Right-wing opposers of police reform continue to blame everything but the systemic failings of our police institutions for the horrific crimes officers commit against the people they are supposed to protect:


"Tyre Nichols, was a black man beaten to death.

By black Officers.

In a Democrat city.

With a Democrat Mayor.

With a Democrat City Council.

With a Democrat Congressman.


Imagine That."

Charlie DiLorenzo, a Twitter user who describes himself as ‘Unapologetically American’ and an ‘Anti-conformist,’ tweeted this on February 8th, less than a month after Tyre Nichols death. In this tweet, DiLorenzo implies that democratic cities and liberal politicians are to blame.


Democratic cities and politicians are part of the problem. It was never the case that they weren’t. But using this tragedy to attack left-wing politics is nothing more than deflection. This problem is bigger than a political party.

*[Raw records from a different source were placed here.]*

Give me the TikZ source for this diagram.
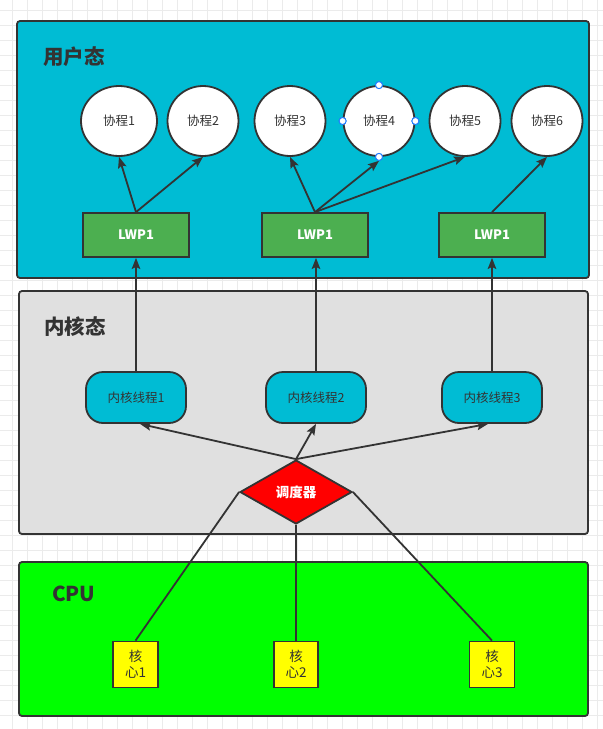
\documentclass[tikz,border=0pt]{standalone}
\usepackage{fontspec}
\setmainfont{Noto Sans CJK SC}
\usetikzlibrary{shapes.geometric,arrows.meta}
\definecolor{stroke}{HTML}{333333}
\definecolor{cyanfill}{HTML}{00BCD4}
\definecolor{grayfill}{HTML}{E0E0E0}
\definecolor{lwpfill}{HTML}{4CAF50}
\definecolor{cpufill}{HTML}{00FF00}
\definecolor{redfill}{HTML}{FF0000}
\definecolor{yelfill}{HTML}{FFFF00}
\definecolor{gridc}{HTML}{EBEBEB}
\definecolor{handle}{HTML}{1E7BFF}
\tikzset{
  region/.style={draw=stroke, line width=1.8pt, rounded corners=3pt, inner sep=0pt},
  title/.style={font=\fontsize{20.5}{24}\selectfont\bfseries, text=stroke, inner sep=0pt},
  coro/.style={ellipse, draw=stroke, fill=white, line width=1.8pt, minimum width=71pt, minimum height=70pt, inner sep=0pt, font=\fontsize{12.5}{14}\selectfont, text=stroke},
  lwp/.style={rectangle, draw=stroke, fill=lwpfill, line width=1.8pt, minimum width=106pt, minimum height=44pt, inner sep=0pt, font=\fontsize{13}{15}\selectfont\bfseries, text=white},
  kthread/.style={rectangle, rounded corners=17pt, draw=stroke, fill=cyanfill, line width=1.8pt, minimum width=100pt, minimum height=51pt, inner sep=0pt, font=\fontsize{12.5}{14}\selectfont, text=stroke},
  sched/.style={diamond, draw=stroke, fill=redfill, line width=1.8pt, minimum width=112pt, minimum height=64pt, inner sep=0pt, font=\fontsize{13.5}{15}\selectfont\bfseries, text=white},
  core/.style={rectangle, draw=stroke, fill=yelfill, line width=1.8pt, minimum width=45pt, minimum height=46pt, inner sep=0pt, font=\fontsize{13.5}{16}\selectfont, text=stroke, align=center},
  arr/.style={draw=stroke, line width=1.8pt, -{Stealth[length=11pt,width=8.5pt,inset=2pt]}},
  plain/.style={draw=stroke, line width=1.8pt},
  hnd/.style={circle, draw=handle, fill=white, line width=0.9pt, minimum size=7pt, inner sep=0pt}
}
\begin{document}
\begin{tikzpicture}[x=1pt,y=-1pt]
\useasboundingbox (0,0) rectangle (603,729);
\fill[white] (0,0) rectangle (603,729);
% background grid
\foreach \gx in {12,27,...,602} \draw[gridc, line width=0.8pt] (\gx,0) -- (\gx,729);
\foreach \gy in {10,25,...,728} \draw[gridc, line width=0.8pt] (0,\gy) -- (603,\gy);

% regions
\node[region, fill=cyanfill, minimum width=572pt, minimum height=257pt] (user) at (303,149.5) {};
\node[region, fill=grayfill, minimum width=569pt, minimum height=243pt] (kernel) at (303.5,412.5) {};
\node[region, fill=cpufill, minimum width=569pt, minimum height=154pt] (cpu) at (303.5,639) {};

\node[title, anchor=west] (tuser) at (43,57) {用户态};
\node[title, anchor=west] (tkernel) at (44,327) {内核态};
\node[title, anchor=west] (tcpu) at (52,594) {CPU};

% coroutines
\node[coro, minimum width=76pt] (c1) at (119,121) {协程1};
\node[coro] (c2) at (203,121) {协程2};
\node[coro] (c3) at (290,121) {协程3};
\node[coro] (c4) at (379,121) {协程4};
\node[coro] (c5) at (465,121) {协程5};
\node[coro] (c6) at (547,121) {协程6};

% selection handles on c4
\node[hnd] (h1) at (c4.north) {};
\node[hnd] (h2) at (c4.south) {};
\node[hnd] (h3) at (c4.west) {};
\node[hnd] (h4) at (c4.east) {};

% LWPs
\node[lwp] (l1) at (136,235) {LWP1};
\node[lwp] (l2) at (315,235) {LWP1};
\node[lwp] (l3) at (492,235) {LWP1};

% kernel threads
\node[kthread] (t1) at (136,397.5) {内核线程1};
\node[kthread] (t2) at (316,397.5) {内核线程2};
\node[kthread] (t3) at (492,397.5) {内核线程3};

% scheduler
\node[sched] (s) at (296,492) {调度器};

% cores
\node[core] (k1) at (135.5,664.5) {核\\心1};
\node[core, minimum width=44pt] (k2) at (296,664.5) {核\\心2};
\node[core] (k3) at (492,664.5) {核\\心3};

% connectors LWP -> coroutines
\draw[arr] (l1.north) -- (c1.south);
\draw[arr] (l1.north) -- (c2.south);
\draw[arr] (l2.north) -- (c3.south);
\draw[arr] (l2.north) -- (h2.south);
\draw[arr] (l2.north) -- (c5.south);
\draw[arr] (l3.north) -- (c6.south);

% kernel threads -> LWP
\draw[arr] (t1.north) -- (l1.south);
\draw[arr] (t2.north) -- (t2.north |- l2.south);
\draw[arr] (t3.north) -- (l3.south);

% scheduler -> kernel threads
\draw[arr] (s.north) -- ([xshift=4pt]t1.south);
\draw[arr] (s.north) -- (t2.south);
\draw[arr] (s.north) -- ([xshift=-4pt]t3.south);

% scheduler -- cores
\draw[plain] (s.west) -- (k1.north);
\draw[plain] (s.south) -- (k2.north);
\draw[plain] (s.east) -- (k3.north);

% redraw handles on top
\node[hnd] at (c4.north) {};
\node[hnd] at (c4.south) {};
\node[hnd] at (c4.west) {};
\node[hnd] at (c4.east) {};
\end{tikzpicture}
\end{document}
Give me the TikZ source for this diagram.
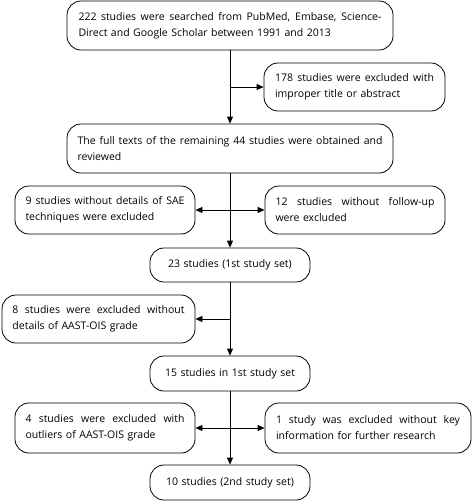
\documentclass[tikz,border=0pt]{standalone}
\usepackage{fontspec}
\setmainfont{Open Sans}
\usetikzlibrary{arrows.meta}

\newcommand{\fillline}[2]{\makebox[#1][s]{\spaceskip=0pt \xspaceskip=0pt #2}}

\tikzset{
  box/.style={draw, rounded corners=14pt, line width=0.8pt, inner xsep=10pt, inner ysep=0pt,
    align=left, font=\fontsize{10.5}{16}\selectfont},
  setbox/.style={box, align=center, text width=140pt, minimum height=35pt},
  arr/.style={-{Triangle[length=7pt,width=6pt]}, line width=0.8pt}
}

\begin{document}
\begin{tikzpicture}[x=1pt,y=-1pt]
    \useasboundingbox (0,0) rectangle (472,501);
    % main column
    \node[box, text width=303pt, minimum width=326pt, minimum height=49pt] (search) at (230,25.5)
        {\fillline{303pt}{222 studies were searched from PubMed, Embase, Science-}\\
         Direct and Google Scholar between 1991 and 2013};
    \node[box, text width=305pt, minimum width=326pt, minimum height=49pt] (full) at (230,148.5)
        {\fillline{305pt}{The full texts of the remaining 44 studies were obtained and}\\
         reviewed};
    \node[setbox, minimum height=34pt] (first) at (230,265) {23 studies (1st study set)};
    \node[setbox] (firstb) at (230,373.5) {15 studies in 1st study set};
    \node[setbox] (second) at (230,482.5) {10 studies (2nd study set)};
    % excluded
    \node[box, text width=159pt, minimum width=181pt, minimum height=48pt] (title) at (354.5,87)
        {\fillline{159pt}{178 studies were excluded with}\\ improper title or abstract};
    \node[box, text width=159pt, minimum width=180pt, minimum height=48pt] (sae) at (105,210)
        {\fillline{159pt}{9 studies without details of SAE}\\ techniques were excluded};
    \node[box, text width=159pt, minimum width=180pt, minimum height=48pt] (follow) at (355,210)
        {\fillline{159pt}{12 studies without follow-up}\\ were excluded};
    \node[box, text width=172pt, minimum width=193pt, minimum height=48pt] (grade) at (98.5,319)
        {\fillline{172pt}{8 studies were excluded without}\\ details of AAST-OIS grade};
    \node[box, text width=159pt, minimum width=180pt, minimum height=50pt] (outl) at (105,428)
        {\fillline{159pt}{4 studies were excluded with}\\ outliers of AAST-OIS grade};
    \node[box, text width=184pt, minimum width=206pt, minimum height=50pt] (key) at (368,428)
        {\fillline{184pt}{1 study was excluded without key}\\ information for further research};
    % branch points
    \coordinate (j1) at (search.south |- title.west);
    \coordinate (j2) at (full.south |- sae.east);
    \coordinate (j3) at (first.south |- grade.east);
    \coordinate (j4) at (firstb.south |- outl.east);
    % connectors
    \draw[arr] (search) -- (full);
    \draw[arr] (j1) -- (title);
    \draw[arr] (full) -- (first);
    \draw[arr] (j2) -- (sae);
    \draw[arr] (j2) -- (follow);
    \draw[arr] (first) -- (firstb);
    \draw[arr] (j3) -- (grade);
    \draw[arr] (firstb) -- (second);
    \draw[arr] (j4) -- (outl);
    \draw[arr] (j4) -- (key);
\end{tikzpicture}
\end{document}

“Tyre Nichols’ death does not demonstrate white supremacy. Rather, Tyre Nichols’ death demonstrates a need to inflame the fear of white supremacy,” Bobby Burack, a writer for Outkick, a Fox-owned conservative media organization, wrote. The organization claims to expose “the destructive nature of “woke” activism.”


In Burack’s article, he claimed that “the Left” wants to manufacture racial tensions so they can leverage them for political power. “A racialized society is susceptible to the manipulation of information,” he argued.


I strongly disagree with Burack. Society and policing have always been racialized. Black people were once denied loans because people believed that their presence in white neighborhoods would cause property values to decline. During the early 19 century, Historically Black Colleges and Universities were created to provide educational opportunities to black youth, who before the Civil War were discouraged and often prohibited from attending university. Today, police continue to get away with murdering people of color, even with their body cameras turned on.


The concept of race is the foundation of this country. While we can never truly decenter race within our society, we can recognize how it has historically and continues to impact us. We can also recognize that race does not stop anyone from being a killer.


Black and white police officers carry the same views within their job because it is just that: a job. Rather than accepting police officers, and the criminal justice system, as the end-all-be-all of morals and ethics, we should understand that officers are just people in uniform with the power and money to get away with violence against the communities they are supposed to serve.


In 2023, Memphis’ proposed budget for “police services” was $284 million - an almost $9 million increase from 2022. These funds could be allocated to community centers and resources for vulnerable populations. That money could uplift the communities that police violence continues to plague.


Grieving mothers and family members should not have to beg for legislation that will end this violence. Stop supporting the police. Stop supporting candidates that are pro-police. This is a matter of life and death.


"This is a matter of life and death."